Till some blind hand

Shall brush my wing.

 

If thought is life

And strength and breath,

And the want

Of thought is death,

 

Then am I

A happy fly,

If I live,

Or if I die.

 

Life is presence (attention) in thought - ‘thought is life’, and ‘the want (or absence) / Of thought is death’ - that is, absence, a kind of death, is inattention

 

 

Presence is a present (gift). It is the joy of being present

 

God’s relation to man, like man’s relation to the fly; the arbitrariness of life in the hands of god, and in the ‘thoughtless hand’ of the speaker

 

A ‘hedonistic trivialization of life’ with concluding ‘nihilistic equalization’ according to Ashley Cross

John Beer - ‘a cryptic jest to send a message of respect and humility for all life’ ending with a ‘mental puzzle’ (Borges would concur)

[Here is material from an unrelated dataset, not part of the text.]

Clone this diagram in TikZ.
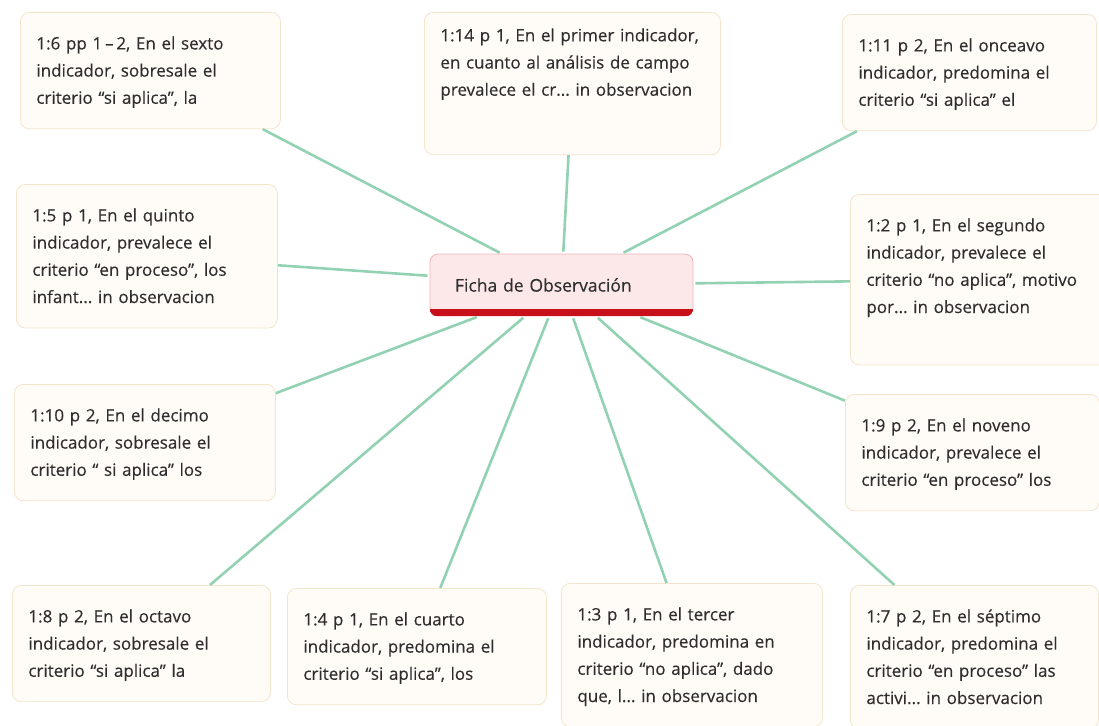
\documentclass[tikz,border=0pt]{standalone}
\usepackage{fontspec}
\setmainfont{Open Sans}
\newfontfamily\boxfont{Open Sans}[FakeBold=0.3]
\usepackage{tikz}
\frenchspacing
\definecolor{boxfill}{HTML}{FFFCF7}
\definecolor{boxline}{HTML}{F3E5CB}
\definecolor{linkgreen}{HTML}{92D2B3}
\definecolor{textgray}{HTML}{2E2E2E}
\definecolor{rootfill}{HTML}{FDE8E9}
\definecolor{rootline}{HTML}{F0B4B7}
\definecolor{rootbar}{HTML}{C8101A}
\newcommand{\boxtop}{21pt}
\tikzstyle{idea}=[draw=boxline,%
                  fill=boxfill,%
                  line width=0.8pt,%
                  rounded corners=9pt,%
                  anchor=north west,%
                  align=left,%
                  inner xsep=16pt,%
                  inner ysep=16pt,%
                  text=textgray,%
                  font=\boxfont\fontsize{17}{27.2}\selectfont,%
                  execute at begin node={\rule{0pt}{\boxtop}},%
                  execute at end node={\rule[-9pt]{0pt}{0pt}}]
\tikzstyle{extra}=[execute at end node={\rule[-36pt]{0pt}{0pt}}]
\tikzstyle{tall}=[/utils/exec={\renewcommand{\boxtop}{0pt}},%
                  execute at end node={\rule[-43pt]{0pt}{0pt}}]
\tikzstyle{central}=[draw=rootline, fill=rootfill, line width=0.8pt, rounded corners=8pt,
                     minimum width=263pt, minimum height=62pt, text width=213pt, align=left,
                     inner xsep=25pt, text=textgray, font=\boxfont\fontsize{17.5}{27}\selectfont]
\tikzstyle{link}=[draw=linkgreen, line width=2.6pt, shorten >=2pt]

\begin{document}
\begin{tikzpicture}[x=1pt,y=-1pt]
  \useasboundingbox (0,0) rectangle (1099,725);
  % centre
  \node[central] (root) at (561.5,285) {Ficha de Observación};
  \begin{scope}
    \clip[rounded corners=8pt] (root.north west) rectangle (root.south east);
    \fill[rootbar] ([yshift=7pt]root.south west) rectangle (root.south east);
  \end{scope}
  % top row
  \node[idea, text width=228pt] (ind6) at (20,12)
    {1:6 pp 1\,–\,2, En el sexto\\indicador, sobresale el\\criterio “si aplica”, la};
  \node[idea, tall, text width=264pt] (ind14) at (424,12)
    {1:14 p 1, En el primer indicador,\\en cuanto al análisis de campo\\prevalece el cr... in observacion};
  \node[idea, text width=222pt] (ind11) at (842,14)
    {1:11 p 2, En el onceavo\\indicador, predomina el\\criterio “si aplica” el};
  % middle rows
  \node[idea, text width=229pt] (ind5) at (16,184)
    {1:5 p 1, En el quinto\\indicador, prevalece el\\criterio “en proceso”, los\\infant... in observacion};
  \node[idea, extra, text width=230pt] (ind2) at (850,194)
    {1:2 p 1, En el segundo\\indicador, prevalece el\\criterio “no aplica”, motivo\\por... in observacion};
  \node[idea, text width=229pt] (ind10) at (14,384)
    {1:10 p 2, En el decimo\\indicador, sobresale el\\criterio “ si aplica” los};
  \node[idea, text width=222pt] (ind9) at (845,394)
    {1:9 p 2, En el noveno\\indicador, prevalece el\\criterio “en proceso” los};
  % bottom row
  \node[idea, text width=226pt] (ind8) at (12,585)
    {1:8 p 2, En el octavo\\indicador, sobresale el\\criterio “si aplica” la};
  \node[idea, text width=227pt] (ind4) at (287,588)
    {1:4 p 1, En el cuarto\\indicador, predomina el\\criterio “si aplica”, los};
  \node[idea, text width=229pt] (ind3) at (561,583)
    {1:3 p 1, En el tercer\\indicador, predomina en\\criterio “no aplica”, dado\\que, l... in observacion};
  \node[idea, text width=216pt] (ind7) at (850,585)
    {1:7 p 2, En el séptimo\\indicador, predomina el\\criterio “en proceso” las\\activi... in observacion};
  % links
  \draw[link] (ind6) -- (root);
  \draw[link] (ind14) -- (root);
  \draw[link] (ind11) -- (root);
  \draw[link] (ind5) -- (root);
  \draw[link] (ind2) -- (root);
  \draw[link] (ind10) -- (root);
  \draw[link] (ind9) -- (root);
  \draw[link] (ind8) -- (root);
  \draw[link] (ind4) -- (root);
  \draw[link] (ind3) -- (root);
  \draw[link] (ind7) -- (root);
\end{tikzpicture}
\end{document}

The possibility of two different narrators given the disagreement between the beginning and ending, or is the multiplicity of the one

Or is it the fly who speaks (replies), ‘Then am I / A happy fly’ – where the miniscule creature becomes the teacher

 

American poet Lucille Clifton prefers the empowerment and liberation of the ‘heat of the morning’ over the confinement and limitation of her people who are ‘still trying to get home’

 

hag riding by Lucille Clifton (1936 – 2010)

 

why

is what I ask myself

maybe it is the afrikan in me

still trying to get home

after all these years

but when I wake to the heat of morning

galloping down the highway of my life

something hopeful rises in me

rises and runs me out into the road

and I lob my fierce thigh high

over the rump of the day and honey

I ride      I ride

 

From Blessing the Boats, New and Selected Poems 1988-2000 (BOA Editions, Ltd, 2000)

 

You can only mount this horse, with such vitality and exuberance, once in your life

 

Is ‘hag’ an old woman, or witch, or, etymologically, enchantress or pure fury?

 

‘Carpe diem quam minimum credula postero,’ which translates to, ‘pluck the day, trusting as little as possible in the next one’

 

 

 

Carpe diem in Kierkegaard –

 

Of all ridiculous things the most ridiculous seems to me, to be busy — to be a man who is brisk about his food and his work.

 

The unhappy person is one who has his ideal, the content of his life, the fullness of his consciousness, the essence of his being, in some manner outside of himself. The unhappy man is always absent from himself, never present to himself. But one can be absent, obviously, either in the past or in the future. This adequately circumscribes the entire territory of the unhappy consciousness.